In the case of Trump’s America, there is an “unlikely coalition,” comprised of the supporters of the “unitary executive theory” – which argues for a political structure with the president’s office holding sole authority over the executive branch – and two other economic and cultural groups frustrated over the changes in the United States’ economy and culture: the “economic libertarians” who rail against technocratic regulations of the bureaucracy (as exemplified by Elon Musk and his “Department of Government Efficiency”) and the “Christian nationalists” who stand against cultural heterogeneity and the secularization of the state (as exemplified by Vice President J.D. Vance and the defunding of universities over their support for diversity, equity, and inclusion policies). 

South Korea too has the supporters of the unitary executive logic, who maintain the view that the ever-present threat of war with North Korea necessitates a strong president’s office, and all the more so at a time of rising tensions between the United States and China, which makes peace and security on the peninsula highly volatile. 

The country has also known its fair share of frustration over the changes in the economy and culture. Economically, South Korea is the most automated country in the world and is the global forerunner in artificial intelligence (AI). This – rightly or wrongly – creates havoc for mid-skills jobs, and by extension, middle class life. For those who aspire to a middle class existence not only for themselves but also their offspring, the prospect for upward social mobility is slim, despite having shouldered the ever-increasing cost of private education that higher-skilled jobs demand. 

Culturally, heterogeneity has come in the form of women’s inclusion, en masse, in higher education and the labor market, which has put male-dominated systems of both work and family under a stress test. In a country that has a small welfare state relative to its wealth, the two of the most acute socio-economic problems facing the country – the highest number of elderly poor and the lowest fertility rate in the OECD – are direct consequences of unresolved questions over the burden of elder- and child-care, traditionally shouldered by women. 

Hence, the thing to watch out for in the 2025 election isn’t who wins, nor the technicalities of constitutional reform.
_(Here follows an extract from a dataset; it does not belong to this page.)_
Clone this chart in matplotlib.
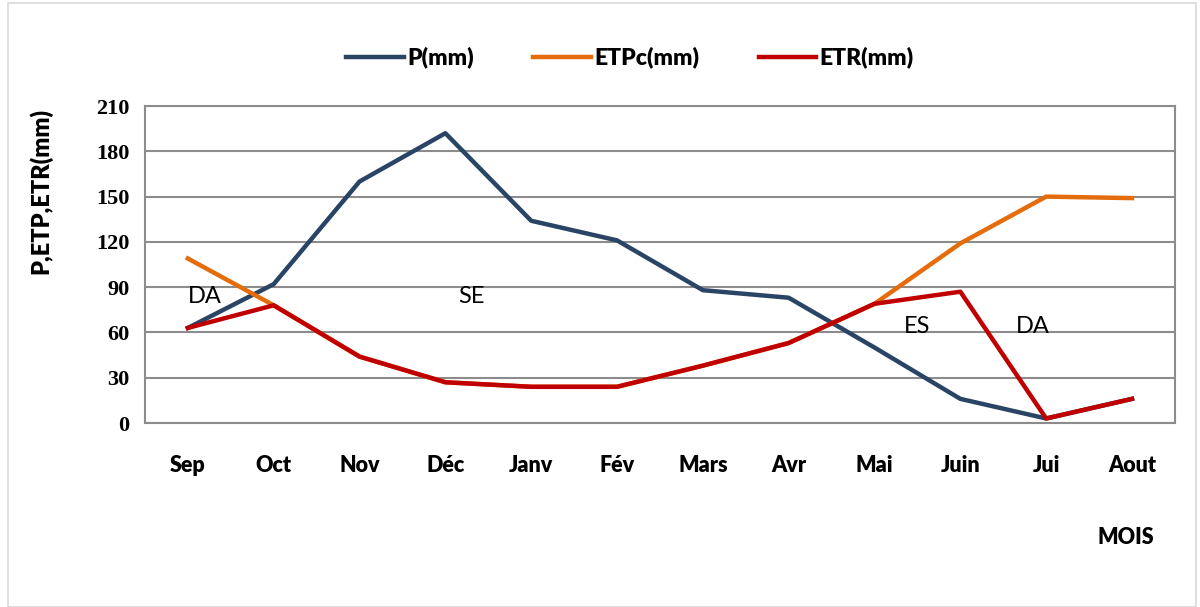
import matplotlib
matplotlib.use("Agg")
import matplotlib.pyplot as plt
from matplotlib.patches import Rectangle

mois = ['Sep', 'Oct', 'Nov', 'Déc', 'Janv', 'Fév', 'Mars', 'Avr', 'Mai', 'Juin', 'Jui', 'Aout']
p_mm = [63, 92, 160, 192, 134, 121, 88, 83, 50, 16, 3, 16]
etpc_mm = [109, 78, 44, 27, 24, 24, 38, 53, 79, 119, 150, 149]
etr_mm = [63, 78, 44, 27, 24, 24, 38, 53, 79, 87, 3, 16]

# zone labels (x in month index, y in mm)
zones = [('DA', 0.2, 84), ('SE', 3.3, 84), ('ES', 8.5, 64), ('DA', 9.85, 64)]

sans = ['Lato', 'DejaVu Sans']

fig = plt.figure(figsize=(12, 6.07), dpi=100)
fig.patches.append(Rectangle((0.007, 0.0), 0.99, 0.995, transform=fig.transFigure,
                             fill=False, edgecolor='#d9d9d9', linewidth=1.2))

ax = fig.add_axes([0.1208, 0.3031, 0.8583, 0.5222])
x = list(range(len(mois)))

ax.plot(x, p_mm, color='#2a4466', linewidth=3.2, label='P(mm)', zorder=3)
ax.plot(x, etpc_mm, color='#e46c0a', linewidth=3.2, label='ETPc(mm)', zorder=4)
ax.plot(x, etr_mm, color='#c00000', linewidth=3.2, label='ETR(mm)', zorder=5)

ax.set_xlim(-0.5, len(mois) - 0.5)
ax.set_ylim(0, 210)
ax.set_yticks(range(0, 211, 30))
ax.set_xticks(x)
ax.set_xticklabels(mois, fontfamily=sans, fontweight='heavy', fontsize=15.5)
for lbl in ax.get_yticklabels():
    lbl.set_fontfamily(['Liberation Serif', 'DejaVu Serif'])
    lbl.set_fontweight('bold')
    lbl.set_fontsize(16)
ax.tick_params(axis='x', length=0, pad=23)
ax.tick_params(axis='y', length=0, pad=11)

ax.grid(axis='y', color='#8c8c8c', linewidth=1.5)
ax.set_axisbelow(True)
for s in ax.spines.values():
    s.set_color('#8c8c8c')
    s.set_linewidth(1.5)

ax.set_ylabel('P,ETP,ETR(mm)', fontfamily=sans, fontweight='heavy', fontsize=17)
ax.yaxis.set_label_coords(-0.090, 0.732)

for txt, xi, yi in zones:
    ax.text(xi, yi, txt, fontfamily=sans, fontsize=17, ha='center', va='center', zorder=6)

fig.text(0.938, 0.115, 'MOIS', fontfamily=sans, fontweight='heavy', fontsize=15.5, ha='center', va='center')

fig.legend(loc='center', bbox_to_anchor=(0.525, 0.905), ncol=3, frameon=False,
           prop={'family': sans, 'weight': 'heavy', 'size': 16.5},
           handlelength=2.5, columnspacing=2.6, handletextpad=0.15)

fig.savefig('out.png', dpi=100)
It is how the potent dynamics of supply and demand that create strong leader syndrome are played out in the electoral arena in the form of political coalitions. 

The conservative right has a long history of supplying strong leaders, from Lee Myung-bak to Park Geun-hye, with the latter riding on the legacies of her father, Park Chung-hee, who rule the country as a dictator from 1963-79. The opposition has followed suit by putting up their version of a strong leader: the DP’s Lee has been ruthless in marginalizing opposition to his control over the party, despite legal challenges stemming from corruption and election law cases. 

Will this supply be met with demand in the electoral arena to perpetuate the strong leader syndrome? This requires taking a hard look to see the coalitions in the making. The country saw the snippets of a potential coalition for a strongman leader when Yoon narrowly won the 2022 election by tapping into anger among men in their 20s and 30s. In this election cycle, it’s important to see if this group is forging alliances with “social conservatives” against feminism and the “techno-nationalists” in support of national security and economic growth over social welfare and care. 

However, there is also a countervailing coalition in the making. If South Korea’s young men are turning more culturally conservative, young women are turning more progressive. South Korean young men and women show the biggest gap on gender-related issues in the world. These young women elected a record number of women to South Korea’s parliament in the 2024 parliamentary election. In the immediate hours of martial law declaration, these women also hit the streets, forging unexpected alliances with female leaders in industrial workers’ and farmers’ organizations. 

If and how these protest movements will evolve into politically viable coalitions with a sustained presence in the electoral arena will be the defining story of the 2025 election, and indeed the years beyond. For now, it can be said that, where the health of South Korea’s democracy is concerned, “the future is female.”